Task objective.
Starting at the first line of the listing below, repeat each line exactly until the line containing "plt.rcParams['font.family'] = ['Liberation", which you include. Leave out pictures.

:: Given material ::

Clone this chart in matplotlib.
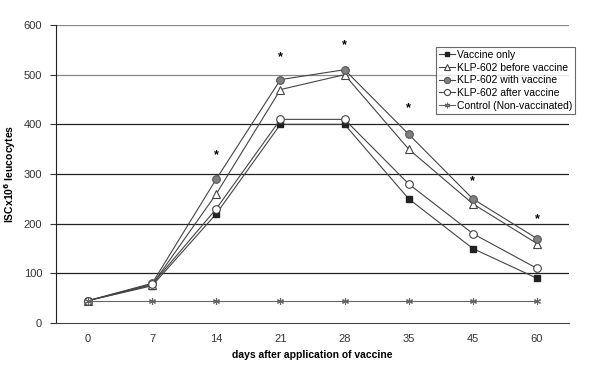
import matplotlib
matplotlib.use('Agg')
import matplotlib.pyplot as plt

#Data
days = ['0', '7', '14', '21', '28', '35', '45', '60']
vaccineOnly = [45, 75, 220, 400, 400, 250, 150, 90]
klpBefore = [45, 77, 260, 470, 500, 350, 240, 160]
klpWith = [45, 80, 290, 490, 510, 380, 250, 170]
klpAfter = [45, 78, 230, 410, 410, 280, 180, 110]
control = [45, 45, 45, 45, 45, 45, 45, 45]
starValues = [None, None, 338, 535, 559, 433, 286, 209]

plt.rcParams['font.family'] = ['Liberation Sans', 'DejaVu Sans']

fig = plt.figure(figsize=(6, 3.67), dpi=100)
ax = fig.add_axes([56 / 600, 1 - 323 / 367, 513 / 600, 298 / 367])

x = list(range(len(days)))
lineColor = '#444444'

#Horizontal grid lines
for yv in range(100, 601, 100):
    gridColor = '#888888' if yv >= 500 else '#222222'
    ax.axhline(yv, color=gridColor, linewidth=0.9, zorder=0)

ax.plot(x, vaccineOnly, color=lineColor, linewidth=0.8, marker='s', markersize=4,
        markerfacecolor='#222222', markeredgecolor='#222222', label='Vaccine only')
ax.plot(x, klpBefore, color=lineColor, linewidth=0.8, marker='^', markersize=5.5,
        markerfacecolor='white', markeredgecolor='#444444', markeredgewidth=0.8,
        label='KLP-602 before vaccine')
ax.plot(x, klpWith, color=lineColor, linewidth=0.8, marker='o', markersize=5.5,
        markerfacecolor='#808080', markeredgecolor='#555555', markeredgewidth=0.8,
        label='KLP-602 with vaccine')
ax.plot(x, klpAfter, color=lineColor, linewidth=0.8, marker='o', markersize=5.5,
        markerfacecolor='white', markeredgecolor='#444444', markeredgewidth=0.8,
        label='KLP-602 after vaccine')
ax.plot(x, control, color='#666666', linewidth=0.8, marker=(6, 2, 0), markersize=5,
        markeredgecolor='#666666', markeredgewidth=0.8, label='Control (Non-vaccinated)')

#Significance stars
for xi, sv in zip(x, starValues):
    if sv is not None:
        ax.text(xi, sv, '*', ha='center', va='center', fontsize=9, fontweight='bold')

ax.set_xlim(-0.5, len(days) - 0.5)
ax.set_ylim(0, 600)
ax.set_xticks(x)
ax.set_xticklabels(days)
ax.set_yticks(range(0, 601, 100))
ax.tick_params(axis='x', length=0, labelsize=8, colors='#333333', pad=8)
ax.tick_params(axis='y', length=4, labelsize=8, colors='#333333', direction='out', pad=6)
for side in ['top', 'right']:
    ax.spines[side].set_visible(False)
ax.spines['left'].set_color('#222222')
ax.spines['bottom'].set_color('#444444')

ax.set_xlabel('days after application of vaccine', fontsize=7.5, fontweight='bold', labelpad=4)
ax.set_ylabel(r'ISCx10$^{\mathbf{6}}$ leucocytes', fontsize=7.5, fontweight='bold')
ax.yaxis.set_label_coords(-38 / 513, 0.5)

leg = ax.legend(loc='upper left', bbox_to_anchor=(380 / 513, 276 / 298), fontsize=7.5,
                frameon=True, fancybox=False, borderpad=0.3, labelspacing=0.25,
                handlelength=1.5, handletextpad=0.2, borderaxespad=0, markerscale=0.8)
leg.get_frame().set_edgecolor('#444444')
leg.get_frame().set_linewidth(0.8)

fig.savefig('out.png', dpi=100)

:::

Task output.
Clone this chart in matplotlib.
import matplotlib
matplotlib.use('Agg')
import matplotlib.pyplot as plt

#Data
days = ['0', '7', '14', '21', '28', '35', '45', '60']
vaccineOnly = [45, 75, 220, 400, 400, 250, 150, 90]
klpBefore = [45, 77, 260, 470, 500, 350, 240, 160]
klpWith = [45, 80, 290, 490, 510, 380, 250, 170]
klpAfter = [45, 78, 230, 410, 410, 280, 180, 110]
control = [45, 45, 45, 45, 45, 45, 45, 45]
starValues = [None, None, 338, 535, 559, 433, 286, 209]

plt.rcParams['font.family'] = ['Liberation Sans', 'DejaVu Sans']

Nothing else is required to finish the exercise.